A pesar de que en este año se celebra el 50 aniversario de Cien años de soledad, y a pesar de que esta conmemoración recuerda el instante preciso en que América Latina, desde la Patagonia al río Bravo, pudo verse a sí misma en ese espejo literario que distorsionaba para alumbrar los choques y contradicciones causados por la inserción de comunidades tradicionales en la modernidad occidental, me atrevo a decir que el libro de García Márquez más enraizado en los dilemas latinoamericanos no es ése sino El otoño del patriarca.

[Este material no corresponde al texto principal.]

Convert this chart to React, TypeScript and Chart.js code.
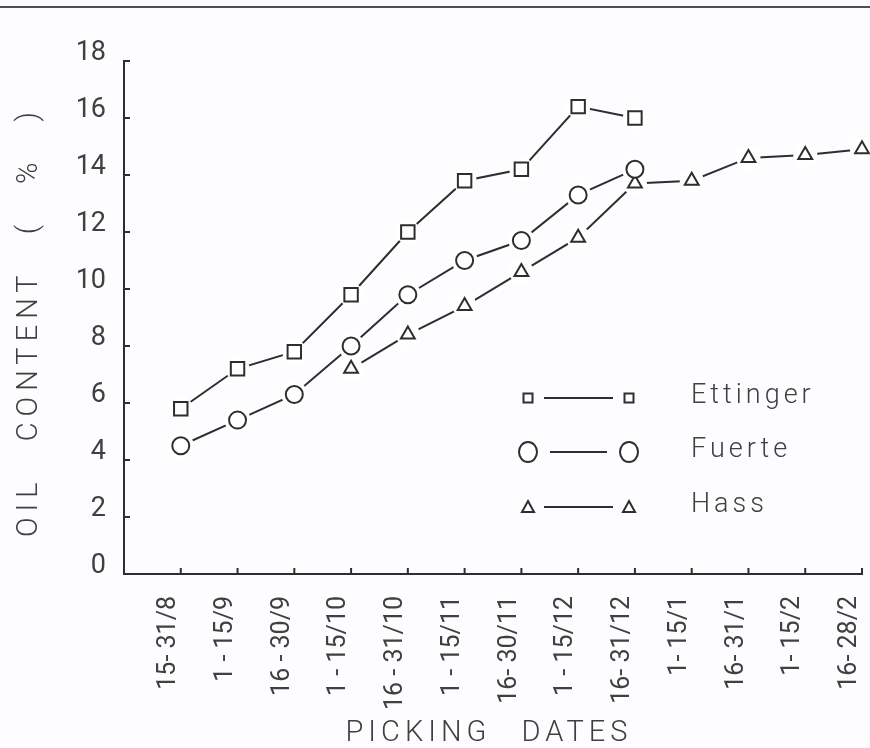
import React, { useEffect, useRef } from "react";
import { Chart, registerables } from "chart.js";

Chart.register(...registerables);

const dates = [
  "15- 31/8", "1 - 15/9", "16 - 30/9", "1 - 15/10", "16 - 31/10", "1 - 15/11",
  "16- 30/11", "1 - 15/12", "16- 31/12", "1- 15/1", "16- 31/1", "1- 15/2", "16- 28/2",
];
const ettinger = [5.8, 7.2, 7.8, 9.8, 12.0, 13.8, 14.2, 16.4, 16.0];
const fuerte = [4.5, 5.4, 6.3, 8.0, 9.8, 11.0, 11.7, 13.3, 14.2];
const hass = [null, null, null, 7.2, 8.4, 9.4, 10.6, 11.8, 13.7, 13.8, 14.6, 14.7, 14.9];
const yTicks = [0, 2, 4, 6, 8, 10, 12, 14, 16, 18];
const seriesNames = ["Ettinger", "Fuerte", "Hass"];

const INK = "#2e2e2e";
const TEXT = "#404040";
const FONT = "Roboto";

function toPoints(vals: (number | null)[]) {
  const pts: { x: number; y: number }[] = [];
  vals.forEach((v, i) => {
    if (v !== null && v !== undefined) pts.push({ x: i, y: v });
  });
  return pts;
}

type Spec = { data: { x: number; y: number }[]; style: string; r: number; halo: number };

function makeDatasets(specs: Spec[]) {
  const out: any[] = [];
  specs.forEach((s) => {
    out.push({
      data: s.data,
      borderColor: INK,
      borderWidth: 2,
      pointRadius: 0,
      showLine: true,
      clip: false,
      order: 3,
    });
    out.push({
      data: s.data,
      showLine: false,
      pointRadius: s.halo,
      pointStyle: "circle",
      pointBackgroundColor: "#ffffff",
      pointBorderWidth: 0,
      pointBorderColor: "#ffffff",
      clip: false,
      order: 2,
    });
    out.push({
      data: s.data,
      showLine: false,
      pointRadius: s.r,
      pointStyle: s.style,
      pointBackgroundColor: "#ffffff",
      pointBorderColor: INK,
      pointBorderWidth: 2,
      clip: false,
      order: 1,
    });
  });
  return out;
}

const bgPlugin = {
  id: "bg",
  beforeDraw(chart: any) {
    const ctx = chart.ctx;
    ctx.save();
    ctx.fillStyle = "#fdfcfe";
    ctx.fillRect(0, 0, chart.width, chart.height);
    ctx.strokeStyle = "#505050";
    ctx.lineWidth = 2;
    ctx.beginPath();
    ctx.moveTo(0, 7);
    ctx.lineTo(chart.width, 7);
    ctx.stroke();
    ctx.restore();
  },
};

const decorPlugin = {
  id: "decor",
  afterDraw(chart: any) {
    const ctx = chart.ctx;
    const ca = chart.chartArea;
    const xs = chart.scales.x;
    const ys = chart.scales.y;
    ctx.save();
    ctx.strokeStyle = INK;
    ctx.lineWidth = 2;
    // inside ticks
    yTicks.forEach((v) => {
      const py = ys.getPixelForValue(v);
      ctx.beginPath();
      ctx.moveTo(ca.left, py);
      ctx.lineTo(ca.left + 6, py);
      ctx.stroke();
    });
    dates.forEach((_, i) => {
      const px = xs.getPixelForValue(i);
      ctx.beginPath();
      ctx.moveTo(px, ca.bottom);
      ctx.lineTo(px, ca.bottom - 6);
      ctx.stroke();
    });

    // axis titles
    ctx.fillStyle = TEXT;
    ctx.font = `300 29px ${FONT}`;
    (ctx as any).letterSpacing = "5px";
    (ctx as any).wordSpacing = "18px";
    ctx.textAlign = "center";
    ctx.textBaseline = "middle";
    ctx.fillText("PICKING DATES", (ca.left + ca.right) / 2 - 4, 734);
    ctx.save();
    ctx.translate(30, (ca.top + ca.bottom) / 2 + 4);
    ctx.rotate(-Math.PI / 2);
    (ctx as any).wordSpacing = "22px";
    (ctx as any).letterSpacing = "6px";
    ctx.fillText("OIL CONTENT ( % )", 0, 0);
    ctx.restore();

    // legend
    const rowsY = [ca.top + 337, ca.top + 391, ca.top + 446];
    const styles = ["rect", "circle", "triangle"];
    const lx1 = ca.left + 404;
    const lx2 = ca.left + 505;
    rowsY.forEach((ry, k) => {
      const st = styles[k];
      ctx.strokeStyle = INK;
      ctx.lineWidth = 2;
      const gap = st === "circle" ? 22 : 16;
      ctx.beginPath();
      ctx.moveTo(lx1 + gap, ry);
      ctx.lineTo(lx2 - gap, ry);
      ctx.stroke();
      [lx1, lx2].forEach((mx) => {
        ctx.beginPath();
        if (st === "rect") {
          ctx.rect(mx - 4.5, ry - 4.5, 9, 9);
        } else if (st === "circle") {
          ctx.ellipse(mx, ry, 9, 10, 0, 0, Math.PI * 2);
        } else {
          ctx.moveTo(mx, ry - 6);
          ctx.lineTo(mx + 6, ry + 5);
          ctx.lineTo(mx - 6, ry + 5);
          ctx.closePath();
        }
        ctx.fillStyle = "#ffffff";
        ctx.fill();
        ctx.stroke();
      });
      ctx.fillStyle = TEXT;
      ctx.font = `300 27px ${FONT}`;
      (ctx as any).letterSpacing = "4px";
      (ctx as any).wordSpacing = "0px";
      ctx.textAlign = "left";
      ctx.textBaseline = "middle";
      ctx.fillText(seriesNames[k], ca.left + 567, ry - 2);
    });
    ctx.restore();
  },
};

export default function App() {
  const ref = useRef<HTMLCanvasElement | null>(null);
  useEffect(() => {
    if (!ref.current) return;
    const chart = new Chart(ref.current, {
      type: "scatter",
      data: {
        datasets: makeDatasets([
          { data: toPoints(ettinger), style: "rect", r: 9.5, halo: 12 },
          { data: toPoints(fuerte), style: "circle", r: 8.5, halo: 13 },
          { data: toPoints(hass), style: "triangle", r: 8, halo: 12 },
        ]),
      },
      options: {
        animation: false,
        responsive: false,
        events: [],
        layout: { autoPadding: false, padding: { top: 61, right: 8, left: 0, bottom: 0 } },
        plugins: { legend: { display: false }, tooltip: { enabled: false } },
        scales: {
          x: {
            type: "linear",
            min: -1,
            max: 12,
            afterBuildTicks: (s: any) => {
              s.ticks = dates.map((_, i) => ({ value: i }));
            },
            afterFit: (s: any) => {
              s.height = 174;
              s.paddingLeft = 0;
              s.paddingRight = 0;
            },
            grid: { display: false, drawTicks: false },
            border: { display: true, color: INK, width: 2 },
            ticks: {
              autoSkip: false,
              minRotation: 90,
              maxRotation: 90,
              padding: 22,
              labelOffset: -12,
              color: TEXT,
              font: { family: FONT, size: 25, weight: "400" as any },
              callback: (v: any) => dates[v as number] ?? "",
            },
          },
          y: {
            min: 0,
            max: 18,
            afterBuildTicks: (s: any) => {
              s.ticks = yTicks.map((v) => ({ value: v }));
            },
            afterFit: (s: any) => {
              s.width = 124;
              s.paddingTop = 0;
              s.paddingBottom = 0;
            },
            grid: { display: false, drawTicks: false },
            border: { display: true, color: INK, width: 2 },
            ticks: {
              padding: 18,
              labelOffset: -8,
              color: TEXT,
              font: { family: FONT, size: 27, weight: "400" as any },
            },
          },
        },
      },
      plugins: [bgPlugin, decorPlugin],
    });
    return () => chart.destroy();
  }, []);
  return (
    <div style={{ position: "fixed", left: 0, top: 0, width: 870, height: 748 }}>
      <canvas ref={ref} width={870} height={748} style={{ width: 870, height: 748 }} />
    </div>
  );
}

Es más latinoamericano por su temática evidente, las dichas y desdichas de un dictador que se pudre silenciosamente en la bastedad de su poder, pero también por la forma en que está escrita. Si se le quita la etiqueta de novela, El otoño del patriarca puede leerse como un largo poema modernista organizado con técnicas narrativas de escritor anglosajón de los años 30, que rinde un no tan velado homenaje al primer gran escritor latinoamericano que se emancipó de moldes importados e internacionalizó las letras del continente: Rubén Darío.
La historia, además, transcurre durante aquellos años en que los príncipes de las letras viajaban a París para descubrir, con enorme sorpresa, que no sólo eran mexicanos, nicaragüenses o chilenos, sino sobre todo latinoamericanos: escritores hermanados por una realidad cultural y política similar. Dentro de esas similitudes sobresalía la omnipresencia del dictador, la figura política más visible del continente que además de regir los designios de sus países no en pocas ocasiones protegió a los grandes poetas de la época. Sin ir más lejos, Rubén Darío fue amigo del guatemalteco Manuel Estrada Cabrera y compuso para él sentidos poemas. Pero no fue el único. El peruano José Santos Chocano recibió homenajes dignos de un rock star por parte de Augusto B. Leguía, Vargas Vila fue funcionario del caudillo liberal Eloy Alfaro, y el argentino Leopoldo Lugones —con una prosa tan exaltada y facha que los mismos militares tuvieron que matizarla— redactó el parte de victoria del golpista José Félix Uriburu.
En El otoño del patriarca vuelven a reunirse el poeta y el dictador tercermundista, en un preludio de lo que sería la inquebrantable amistad de García Márquez con Fidel Castro. Aunque el patriarca de la novela es un pastiche de los mil y un dictadores que ha dado América Latina, hay elementos claramente tomados de Castro, como sus experimentos en la cría de ganado y su fascinación por el béisbol. Lo más sorprendente, sin embargo, es que Castro hubiera terminado por parecerse tanto al patriarca.
Más que el comunismo, fue el antiyanquismo heredado de otro modernista, José Enrique Rodó, lo que imantó a García Márquez hacia Castro. La gran preocupación de cuatro generaciones de latinoamericanos fue cómo frenar el imperialismo espiritual y político, primero, luego económico, de Estados Unidos, y cómo encontrar soluciones propias, no importadas, a nuestra enquistada problemática. Supongo que es una tarea vigente y primordial. Lo decepcionante es que cada respuesta a esta incógnita ha ido acompañada, como en el caso de García Márquez, de la exaltación de un nuevo caudillo, mucho menos enternecedor que el patriarca de la novela y cuyas arbitrariedades en lugar de hacer gracia se pagan caro en la realidad.